__WHAT IS NEEDED__: Print the material below exactly as it stands, please, from its first line to the line holding "import matplotlib.pyplot as plt", with no pictures.

.....

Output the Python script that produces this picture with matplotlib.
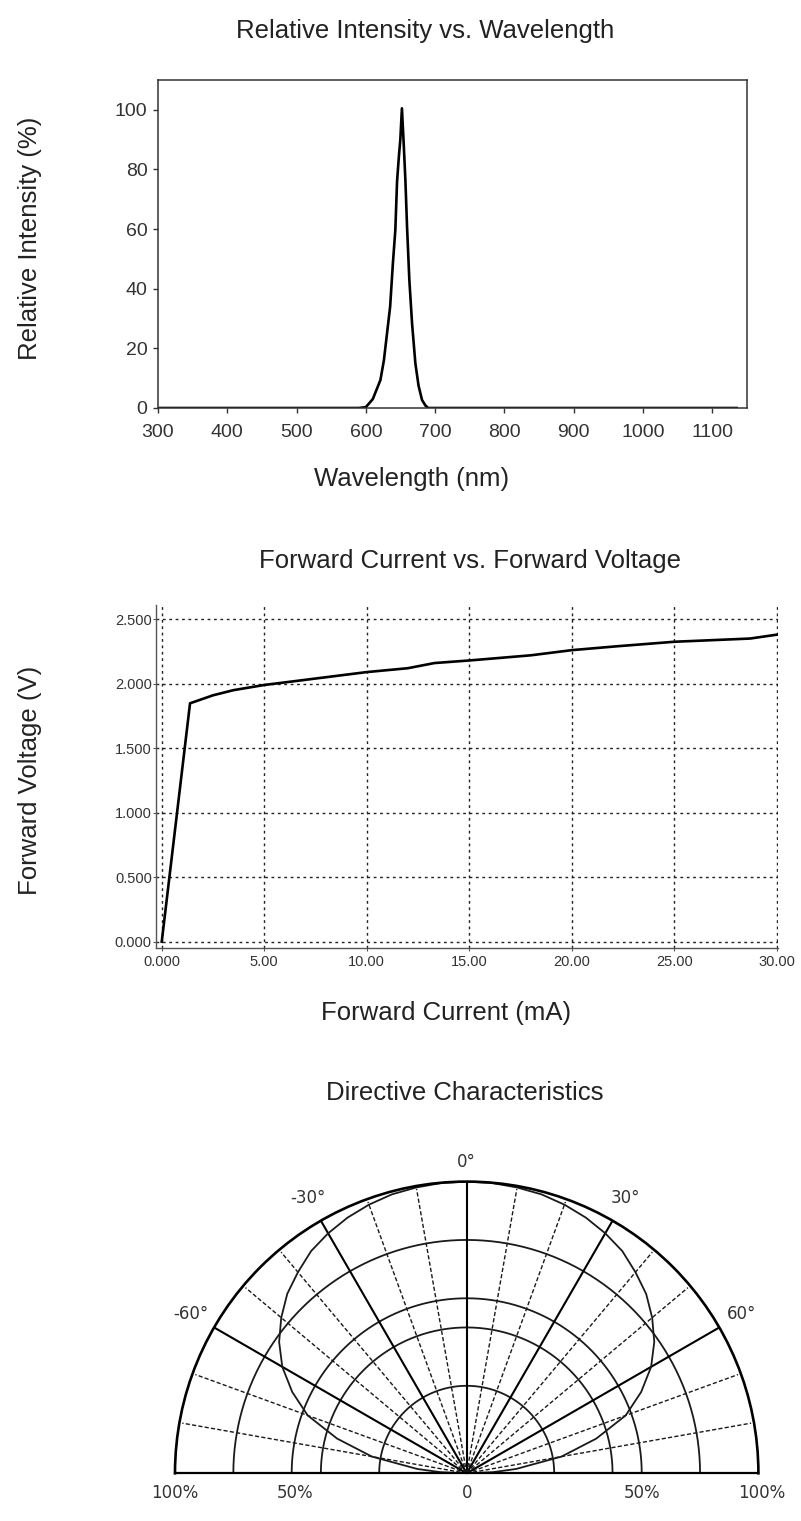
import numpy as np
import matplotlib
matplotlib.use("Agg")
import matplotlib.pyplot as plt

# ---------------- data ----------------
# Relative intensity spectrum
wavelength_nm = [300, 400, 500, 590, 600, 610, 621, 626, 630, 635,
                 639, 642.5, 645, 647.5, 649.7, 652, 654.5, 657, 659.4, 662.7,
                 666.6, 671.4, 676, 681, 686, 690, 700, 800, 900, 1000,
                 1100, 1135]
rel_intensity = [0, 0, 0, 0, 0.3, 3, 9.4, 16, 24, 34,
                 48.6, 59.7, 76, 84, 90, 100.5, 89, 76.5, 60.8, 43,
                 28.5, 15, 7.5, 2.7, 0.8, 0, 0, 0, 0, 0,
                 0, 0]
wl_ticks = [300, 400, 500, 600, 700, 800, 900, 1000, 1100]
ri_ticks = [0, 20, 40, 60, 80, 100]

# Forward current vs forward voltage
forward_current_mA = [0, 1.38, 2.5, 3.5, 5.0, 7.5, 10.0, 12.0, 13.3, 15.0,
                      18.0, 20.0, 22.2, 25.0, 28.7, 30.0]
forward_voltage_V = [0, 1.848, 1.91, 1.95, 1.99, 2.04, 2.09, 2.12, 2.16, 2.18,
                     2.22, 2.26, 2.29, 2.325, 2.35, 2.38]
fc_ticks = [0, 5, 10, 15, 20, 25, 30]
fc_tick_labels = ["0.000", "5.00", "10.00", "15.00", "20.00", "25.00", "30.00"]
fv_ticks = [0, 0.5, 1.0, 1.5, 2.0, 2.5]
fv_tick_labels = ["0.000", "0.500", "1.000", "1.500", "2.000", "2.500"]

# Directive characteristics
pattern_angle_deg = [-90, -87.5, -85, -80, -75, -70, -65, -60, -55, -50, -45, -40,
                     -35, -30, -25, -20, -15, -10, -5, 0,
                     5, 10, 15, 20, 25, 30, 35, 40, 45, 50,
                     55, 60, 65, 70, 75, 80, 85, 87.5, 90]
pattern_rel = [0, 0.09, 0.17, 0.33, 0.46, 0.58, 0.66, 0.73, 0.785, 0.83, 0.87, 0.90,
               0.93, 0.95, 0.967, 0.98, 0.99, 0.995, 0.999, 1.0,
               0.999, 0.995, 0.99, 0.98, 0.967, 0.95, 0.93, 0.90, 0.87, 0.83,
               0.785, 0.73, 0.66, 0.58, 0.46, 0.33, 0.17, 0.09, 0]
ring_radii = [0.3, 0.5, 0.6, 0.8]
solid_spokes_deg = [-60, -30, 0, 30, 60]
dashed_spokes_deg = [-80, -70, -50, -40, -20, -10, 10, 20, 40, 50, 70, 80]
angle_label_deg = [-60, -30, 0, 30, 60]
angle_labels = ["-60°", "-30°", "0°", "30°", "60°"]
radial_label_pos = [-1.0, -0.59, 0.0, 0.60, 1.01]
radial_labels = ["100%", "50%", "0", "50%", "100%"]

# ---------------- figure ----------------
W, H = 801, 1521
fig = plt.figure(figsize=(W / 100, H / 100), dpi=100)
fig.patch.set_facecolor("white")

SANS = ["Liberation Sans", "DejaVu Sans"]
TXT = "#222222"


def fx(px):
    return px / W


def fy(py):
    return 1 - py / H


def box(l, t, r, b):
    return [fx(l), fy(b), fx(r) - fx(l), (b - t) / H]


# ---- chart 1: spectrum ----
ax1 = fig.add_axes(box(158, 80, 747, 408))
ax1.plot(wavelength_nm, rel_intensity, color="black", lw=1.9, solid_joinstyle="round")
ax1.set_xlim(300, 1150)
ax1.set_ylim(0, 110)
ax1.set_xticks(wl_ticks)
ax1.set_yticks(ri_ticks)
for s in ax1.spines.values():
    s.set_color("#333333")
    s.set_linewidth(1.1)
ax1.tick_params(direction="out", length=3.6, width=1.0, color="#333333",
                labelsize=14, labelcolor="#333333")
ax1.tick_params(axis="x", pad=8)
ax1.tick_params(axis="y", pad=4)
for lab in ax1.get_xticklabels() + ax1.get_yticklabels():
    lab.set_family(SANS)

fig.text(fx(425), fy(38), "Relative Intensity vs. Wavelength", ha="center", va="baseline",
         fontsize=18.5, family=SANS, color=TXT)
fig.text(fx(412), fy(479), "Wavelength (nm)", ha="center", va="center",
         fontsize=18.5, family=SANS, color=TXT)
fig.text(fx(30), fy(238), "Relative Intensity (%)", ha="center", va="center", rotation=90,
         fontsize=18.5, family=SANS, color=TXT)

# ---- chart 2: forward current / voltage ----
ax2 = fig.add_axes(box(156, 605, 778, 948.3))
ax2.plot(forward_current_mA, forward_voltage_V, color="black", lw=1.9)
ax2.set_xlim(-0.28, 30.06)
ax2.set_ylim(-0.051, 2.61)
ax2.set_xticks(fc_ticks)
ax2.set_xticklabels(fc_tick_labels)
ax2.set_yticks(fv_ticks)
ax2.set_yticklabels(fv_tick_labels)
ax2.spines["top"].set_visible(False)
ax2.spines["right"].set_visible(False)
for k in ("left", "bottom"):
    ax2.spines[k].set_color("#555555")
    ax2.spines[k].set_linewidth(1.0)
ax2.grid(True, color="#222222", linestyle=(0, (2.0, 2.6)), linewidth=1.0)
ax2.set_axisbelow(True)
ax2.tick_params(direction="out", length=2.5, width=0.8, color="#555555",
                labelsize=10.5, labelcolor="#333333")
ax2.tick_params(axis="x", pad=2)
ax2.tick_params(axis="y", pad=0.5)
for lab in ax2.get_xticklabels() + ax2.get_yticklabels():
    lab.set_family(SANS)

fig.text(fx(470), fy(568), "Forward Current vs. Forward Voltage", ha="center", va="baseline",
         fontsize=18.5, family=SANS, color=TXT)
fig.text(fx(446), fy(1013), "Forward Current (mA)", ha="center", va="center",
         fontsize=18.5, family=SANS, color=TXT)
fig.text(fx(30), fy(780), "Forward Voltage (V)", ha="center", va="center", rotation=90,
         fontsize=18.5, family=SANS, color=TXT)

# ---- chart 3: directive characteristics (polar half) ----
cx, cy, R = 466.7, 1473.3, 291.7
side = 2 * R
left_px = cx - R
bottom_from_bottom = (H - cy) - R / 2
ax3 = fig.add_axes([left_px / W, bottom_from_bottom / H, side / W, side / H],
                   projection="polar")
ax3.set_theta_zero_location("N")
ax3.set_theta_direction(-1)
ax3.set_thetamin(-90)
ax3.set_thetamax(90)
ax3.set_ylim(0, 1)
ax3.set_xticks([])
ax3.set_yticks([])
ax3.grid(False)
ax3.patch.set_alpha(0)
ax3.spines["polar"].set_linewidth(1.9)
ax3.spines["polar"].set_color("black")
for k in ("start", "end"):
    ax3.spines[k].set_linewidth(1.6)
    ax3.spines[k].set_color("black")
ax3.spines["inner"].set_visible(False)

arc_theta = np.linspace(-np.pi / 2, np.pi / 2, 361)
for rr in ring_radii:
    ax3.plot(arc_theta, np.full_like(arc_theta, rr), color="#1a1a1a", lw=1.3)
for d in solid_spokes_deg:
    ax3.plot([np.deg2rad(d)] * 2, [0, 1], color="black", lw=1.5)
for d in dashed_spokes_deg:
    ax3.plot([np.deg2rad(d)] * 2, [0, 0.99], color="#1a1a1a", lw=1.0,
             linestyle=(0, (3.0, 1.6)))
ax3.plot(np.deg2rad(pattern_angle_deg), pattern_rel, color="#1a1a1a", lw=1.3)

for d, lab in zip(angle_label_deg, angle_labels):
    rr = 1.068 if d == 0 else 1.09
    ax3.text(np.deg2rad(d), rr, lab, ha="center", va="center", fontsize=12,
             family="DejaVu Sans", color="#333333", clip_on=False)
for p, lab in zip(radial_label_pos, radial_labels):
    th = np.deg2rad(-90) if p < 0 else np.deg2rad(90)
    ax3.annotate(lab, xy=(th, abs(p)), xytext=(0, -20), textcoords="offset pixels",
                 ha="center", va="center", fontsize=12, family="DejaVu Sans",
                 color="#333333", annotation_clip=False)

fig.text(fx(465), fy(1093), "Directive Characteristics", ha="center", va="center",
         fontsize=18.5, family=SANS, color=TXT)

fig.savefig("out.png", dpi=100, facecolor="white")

.....

__OUTPUT BELOW__:
Output the Python script that produces this picture with matplotlib.
import numpy as np
import matplotlib
matplotlib.use("Agg")
import matplotlib.pyplot as plt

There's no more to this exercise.